With the US, the Philippines’ largest trading partner, Filipino workers will benefit more from American investments in the IT-BPM sector, food manufacture, and design-driven products, while the country could expect increased exports of coconut oil, digital monolithic integrated circuits, storage units, staticconverters, ignition wiring sets and other wiring devices used in vehicles, aircraft, or ships.It is worth mentioning that the US continues to support the Philippines’new flagship reform program, the Labor Law Compliance System, and anti-Child Labor program through the DOLE.

 

Baldoz also sees enhanced bilateral trade relations with Canada, citing the latter’s support to the Philippines’ youth employability program, JobStart Philippines, to increase placement rate of “at risk” youth to 80 percent from the current 60-65 percent and to shorten their school-to-work transition.

 

“We have also forged agreements on bilateral labor cooperation with four Canadian provinces to ensure safe, legal and ethical recruitment of workers; and MOU on technical cooperation on safety and health, and these augurs well for our workers going to Canada to work,” she said.

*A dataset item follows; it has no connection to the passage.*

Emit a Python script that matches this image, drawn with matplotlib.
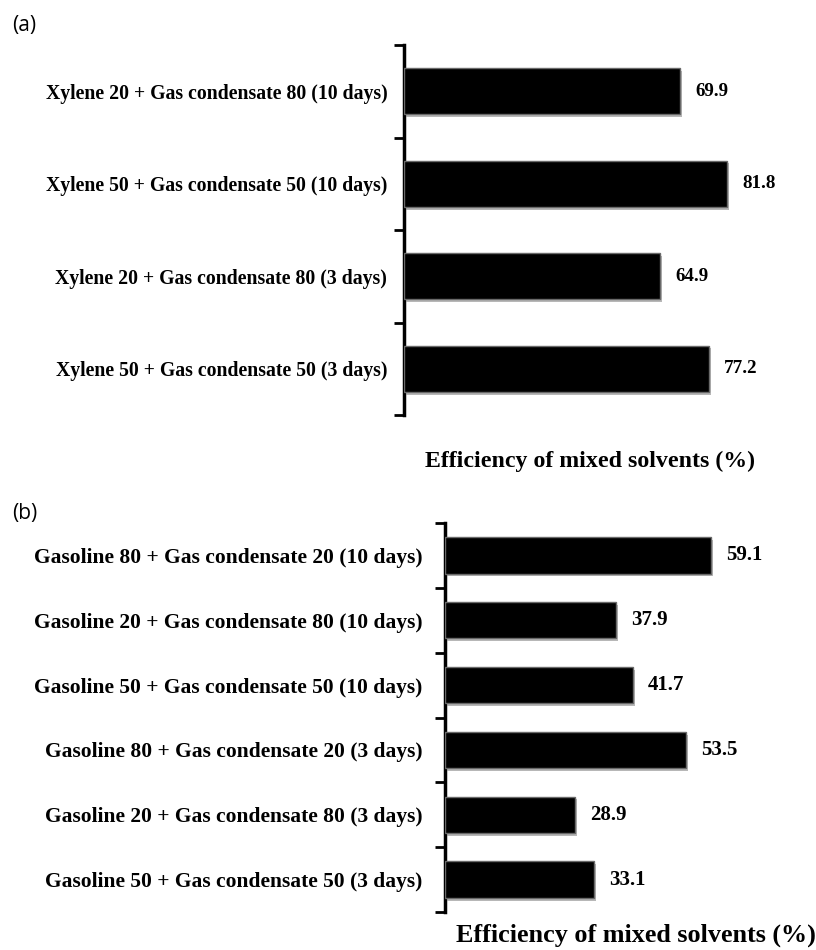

Korean investments in the country in shipbuilding, automotive manufacturing, electronics manufacturing, agribusiness, renewable energy, banking and finance, tourism, infrastructure, and other labor intensive industries, such as shoes, jewelry and garments could open up a lot of job opportunities and trade, Baldoz also said.

 

These could pave for more Philippine exports to Korea, such as crude petroleum oils and oils obtained from bituminous minerals, digital monolithic integrated circuits, copper ores and concentrates, bananas, and tobacco.

 

Baldoz said potential Australian investments in processed food and agribusiness, IT-BPM, engineering services, infrastructure and other private-public partnership projects, auto parts exports, and manufacturing could perk up more job opportunities for Filipinos.

 

“We see the Philippines exhibiting healthy exports of paper and paperboard products, semi-manufactured forms of gold, lead acid for starting piston engines, heat exchange units, and static converters to Australia. She noted that the two countries have inked a Memorandum of Understanding covering exchange of information on Technical Vocational Education and Training systems, joint implementation of collaborative projects, and facilitation of links between governments, industry organizations, and TVET bodies.

 

Filipino skilled workers and professionals would also benefit from investments of Papua New Guinea in infrastructure, IT-BPM, shipbuilding, energy, and agribusiness in the Philippines, as well as in cannery, consulting, engineering, building and construction, services sector, retail, ports development, air services, agriculture and agro- industries. On the other hand, Philippine exports to PNG of tuna, skipjack, and bonito; other non-inflatable rowing boats, canoes, and vessels, sports; stoppers, caps and lids, capsules for bottles, and sealants and other accessories, fishing nets, and other confectionery products are expected to also increase.

 

Finally, with New Zealand, Baldoz said the landmark labor cooperation agreement, “Arrangement on the Principles and Controls on the Recruitment and Protection of Filipino Workers in New Zealand” on the implementation of a zero placement fee and protection of skilled and professional Filipino migrant workers, among other measures on ethical and fair recruitment could pave the way for more employment opportunities for Filipinos in that country.

 

In the domestic market, New Zealand’s potential investments in processed food and agribusiness, IT-BPM services, engineering services, infrastructure and other public-private partnership projects, auto parts exports/ and manufacturing, could create more local employment opportunities.Philippine exports to New Zealand, such as banana, salmon, sacks and bags, other instruments and apparatus for telecommunications, and lead acid for starting piston engines could also post gains.

 

“These potential investment and employment opportunities are tangible outcomes of the Philippines’ hosting and active participation in the APEC. We at the DOLE supports the inclusive growth strategy of the APEC region by expanding access to opportunities and enabling people to realize their full potential, which will result to more productive employment opportunities, dynamic economic growth, and greater well-being,” said Baldoz.